Türkiye’nin esas gündemi yoksulluk… Ne kadar insan sizden yardım alıyor? Kentin yoksulluk tablosunu nasıl özetlersiniz?
Yaklaşık 2 milyon nüfus var. Biz dedik ki, 10 bin aileye halk kart vereceğiz. İlk 6 ayda, 2019’un Ekim ayında gerçekleştirdik. 10 bin ile sınırlı kalamadık, şu anda geldiğimiz noktada bu sayı 12 binlerin üzerine çıktı. Yüzde 20 artırmak zorunda kaldık. Bu sadece bizden halk kart, aylık hesaplarına para yatar, giderler mahallenin bakkalından alışveriş ederler. Gıda maddeleri alırlar, bunun dışında biz sadece pandeminin ilk yılında 170 bin koli gıda yardımı yaptık, demek ki bu ailelerin buna ihtiyacı var. Bunun 20 bini mükerrer olsa, 150 bin aile bizden gıda yardımı aldı, tablo bu. Bizden çocuğuna mama isteyen anne de mama alabilir, ilköğretim okullarına süt gönderiyoruz, pilot bölgeler var. Görece olarak gelir düzeyi düşük ailelerin olduğu, yılda 1,5 milyon paket süt dağılıyor. Yaşlılar var, kronik rahatsızlıkları olan var, evlerine kadar sıcak yemeğini gönderiyoruz. Zaman zaman ücretsiz ekmek dağıtımı oluyor. 1 TL’ye ekmek satıyoruz, gidin ekmek kulübelerinin önüne kuyruğu görün, tablo bu. Sayılar falan havada artık çünkü dün ihtiyacı olmayan aile, bugün ihtiyaç sahibi bir aile haline geldi, tablo budur.

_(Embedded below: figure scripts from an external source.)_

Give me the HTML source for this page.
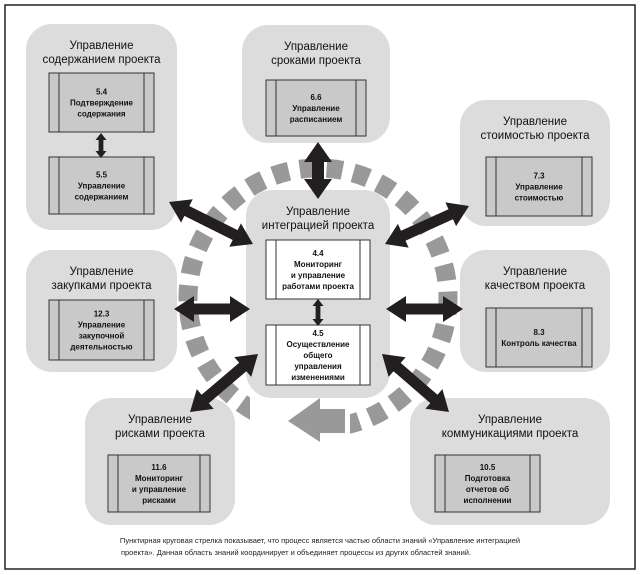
<!DOCTYPE html>
<html><head><meta charset="utf-8"><style>
body{margin:0;background:#fff;}
svg{display:block;}
text{font-family:"Liberation Sans","DejaVu Sans",sans-serif;text-anchor:middle;}
.h{font-size:11.5px;fill:#111;}
.s{font-size:8px;font-weight:bold;fill:#111;}
.c{font-size:7.5px;fill:#222;font-family:"Liberation Sans Narrow","Liberation Sans",sans-serif;}
</style></head><body>
<svg id="s" width="640" height="575" viewBox="0 0 640 575" xmlns="http://www.w3.org/2000/svg">
<rect x="5" y="5" width="630" height="564" fill="#fff" stroke="#222" stroke-width="1.5"/>
<circle cx="318" cy="298" r="130" fill="none" stroke="#999" stroke-width="19" stroke-dasharray="16 11"/>
<rect x="250" y="396" width="100" height="45" fill="#fff"/>
<polygon points="288,421 320,398 320,409 345,409 345,433 320,433 320,442" fill="#999"/>
<g id="boxes"></g>
<g id="arrows"></g>
<text class="c" x="320" y="543">Пунктирная круговая стрелка показывает, что процесс является частью области знаний «Управление интеграцией</text>
<text class="c" x="296" y="555">проекта». Данная область знаний координирует и объединяет процессы из других областей знаний.</text>
</svg>
<script>
var NS="http://www.w3.org/2000/svg";
var B=document.getElementById('boxes'),A=document.getElementById('arrows');
function el(p,t,a,txt){var e=document.createElementNS(NS,t);for(var k in a)e.setAttribute(k,a[k]);if(txt)e.textContent=txt;p.appendChild(e);return e;}
function big(x,y,w,h,lines){el(B,'rect',{x:x,y:y,width:w,height:h,rx:26,fill:'#dcdcdd'});
 lines.forEach(function(l,i){el(B,'text',{class:'h',x:x+w/2,y:y+25+i*14},l);});}
function sub(x,y,w,h,lines,white){
 el(B,'rect',{x:x,y:y,width:w,height:h,fill:white?'#fff':'#c9c9ca',stroke:'#333','stroke-width':1});
 el(B,'line',{x1:x+10,y1:y,x2:x+10,y2:y+h,stroke:'#333','stroke-width':1});
 el(B,'line',{x1:x+w-10,y1:y,x2:x+w-10,y2:y+h,stroke:'#333','stroke-width':1});
 var n=lines.length,st=y+h/2-(n-1)*5.5+3;
 lines.forEach(function(l,i){el(B,'text',{class:'s',x:x+w/2,y:st+i*11},l);});}
big(26,24,151,206,['Управление','содержанием проекта']);
sub(49,73,105,59,['5.4','Подтверждение','содержания']);
sub(49,157,105,57,['5.5','Управление','содержанием']);
big(242,25,148,118,['Управление','сроками проекта']);
sub(266,80,100,56,['6.6','Управление','расписанием']);
big(460,100,150,126,['Управление','стоимостью проекта']);
sub(486,157,106,59,['7.3','Управление','стоимостью']);
big(460,250,150,122,['Управление','качеством проекта']);
sub(486,308,106,59,['8.3','Контроль качества']);
big(26,250,151,122,['Управление','закупками проекта']);
sub(49,300,105,60,['12.3','Управление','закупочной','деятельностью']);
big(85,398,150,127,['Управление','рисками проекта']);
sub(108,455,102,57,['11.6','Мониторинг','и управление','рисками']);
big(410,398,200,127,['Управление','коммуникациями проекта']);
sub(435,455,105,57,['10.5','Подготовка','отчетов об','исполнении']);
big(246,190,144,208,['Управление','интеграцией проекта']);
sub(266,240,104,59,['4.4','Мониторинг','и управление','работами проекта'],true);
sub(266,325,104,60,['4.5','Осуществление','общего','управления','изменениями'],true);
function dbl(x1,y1,x2,y2,sw,hw,hl){
 var dx=x2-x1,dy=y2-y1,L=Math.hypot(dx,dy),ux=dx/L,uy=dy/L,px=-uy,py=ux;
 function P(t,s){return (x1+ux*t+px*s).toFixed(1)+','+(y1+uy*t+py*s).toFixed(1);}
 var pts=[P(0,0),P(hl,hw),P(hl,sw),P(L-hl,sw),P(L-hl,hw),P(L,0),P(L-hl,-hw),P(L-hl,-sw),P(hl,-sw),P(hl,-hw)];
 el(A,'polygon',{points:pts.join(' '),fill:'#231f20'});}
dbl(169,202,253,244,5.5,13,20);
dbl(318,142,318,199,6,14,20);
dbl(469,206,385,244,5.5,13,20);
dbl(174,309,250,309,5.5,13,20);
dbl(386,309,463,309,5.5,13,20);
dbl(190,412,258,354,5.5,13,20);
dbl(382,354,449,412,5.5,13,20);
dbl(101,133,101,158,2.4,5.5,7);
dbl(318,299,318,326,2.4,5.5,7);
</script>
</body></html>
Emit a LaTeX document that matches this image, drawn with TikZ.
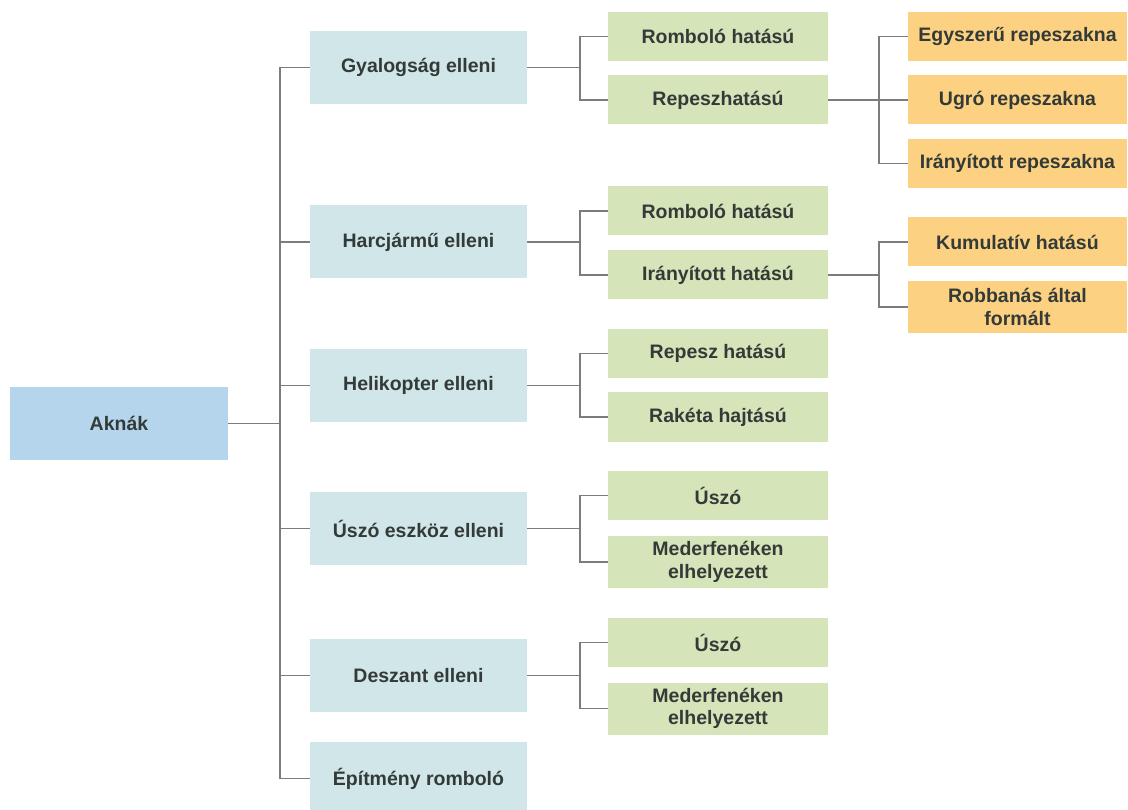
\documentclass[tikz,border=0pt]{standalone}
\usepackage{fontspec}
\setmainfont{Liberation Sans}
\definecolor{cRoot}{HTML}{B4D5EC}
\definecolor{cA}{HTML}{D0E6E8}
\definecolor{cB}{HTML}{D6E4B9}
\definecolor{cC}{HTML}{FCD282}
\definecolor{txt}{HTML}{333A38}
\definecolor{lineC}{HTML}{7C7C7C}
\begin{document}
\begin{tikzpicture}[x=1pt,y=-1pt,
  box/.style={draw=none, inner sep=0pt, align=center, font=\fontsize{19.5}{22.5}\selectfont\bfseries, text=txt},
  rootbox/.style={box, fill=cRoot, minimum width=218pt, minimum height=73pt},
  lvA/.style={box, fill=cA, minimum width=217pt, minimum height=73pt},
  lvB/.style={box, fill=cB, minimum width=220pt, minimum height=49pt},
  lvBB/.style={box, fill=cB, minimum width=220pt, minimum height=52pt},
  lvC/.style={box, fill=cC, minimum width=219pt, minimum height=49pt},
  lvCC/.style={box, fill=cC, minimum width=219pt, minimum height=52pt},
  conn/.style={draw=lineC, line width=1.4pt}]
\useasboundingbox (0,0) rectangle (1128,810);
% root
\node[rootbox] (root) at (119,423.5) {Aknák};
% level 1
\node[lvA] (a1) at (418.5,67.5) {Gyalogság elleni};
\node[lvA] (a2) at (418.5,242) {Harcjármű elleni};
\node[lvA] (a3) at (418.5,385.5) {Helikopter elleni};
\node[lvA] (a4) at (418.5,528.5) {Úszó eszköz elleni};
\node[lvA] (a5) at (418.5,675.5) {Deszant elleni};
\node[lvA] (a6) at (418.5,778.5) {Építmény romboló};
% level 2
\node[lvB] (b11) at (718,36.5) {Romboló hatású};
\node[lvB] (b12) at (718,100) {Repeszhatású};
\node[lvB] (b21) at (718,211) {Romboló hatású};
\node[lvB] (b22) at (718,275) {Irányított hatású};
\node[lvB] (b31) at (718,353.5) {Repesz hatású};
\node[lvB] (b32) at (718,417) {Rakéta hajtású};
\node[lvB] (b41) at (718,495.5) {Úszó};
\node[lvBB] (b42) at (718,562) {Mederfenéken\\elhelyezett};
\node[lvB] (b51) at (718,642.5) {Úszó};
\node[lvBB] (b52) at (718,708.5) {Mederfenéken\\elhelyezett};
% level 3
\node[lvC] (c1) at (1017.5,36.5) {Egyszerű repeszakna};
\node[lvC] (c2) at (1017.5,100) {Ugró repeszakna};
\node[lvC] (c3) at (1017.5,163.5) {Irányított repeszakna};
\node[lvC] (c4) at (1017.5,242) {Kumulatív hatású};
\node[lvCC] (c5) at (1017.5,307) {Robbanás által\\formált};
% trunk coordinates
\coordinate (t) at (280,0);
\coordinate (u) at (580,0);
\coordinate (v) at (879,0);
% connectors root -> level 1
\draw[conn] (root.east) -- (root.east -| t);
\foreach \n in {a1,a2,a3,a4,a5,a6}
  \draw[conn] (root.east -| t) |- (\n.west);
% level 1 -> level 2
\foreach \p/\x/\y in {a1/b11/b12, a2/b21/b22, a3/b31/b32, a4/b41/b42, a5/b51/b52}{
  \draw[conn] (\p.east) -- (\p.east -| u);
  \draw[conn] (\p.east -| u) |- (\x.west);
  \draw[conn] (\p.east -| u) |- (\y.west);
}
% level 2 -> level 3
\draw[conn] (b12.east) -- (b12.east -| v);
\foreach \n in {c1,c2,c3}
  \draw[conn] (b12.east -| v) |- (\n.west);
\draw[conn] (b22.east) -- (b22.east -| v);
\foreach \n in {c4,c5}
  \draw[conn] (b22.east -| v) |- (\n.west);
\end{tikzpicture}
\end{document}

Mersin Limanı bir süredir yakalanan uyuşturucular ile gündemde. Kentin limanının böyle olaylara konu olması hakkında ne düşünüyorsunuz?
Belediye Başkanı olarak bu hoşuma gitmez. Bu daha önce de vardı Mersin’de, milletvekili olduğum dönemlerde de konuşulurdu. Meclis gündemine gelirdi bu konular, üzülürdük. Ama bu görev bana ait değil, hem İçişleri Bakanlığı hem de ilgili bakanlıklar, bu konuda gerekli tedbiri almalı. Doğu Akdeniz’in en önemli limanı burası, böyle konularla anılması benim hoşuma gitmez.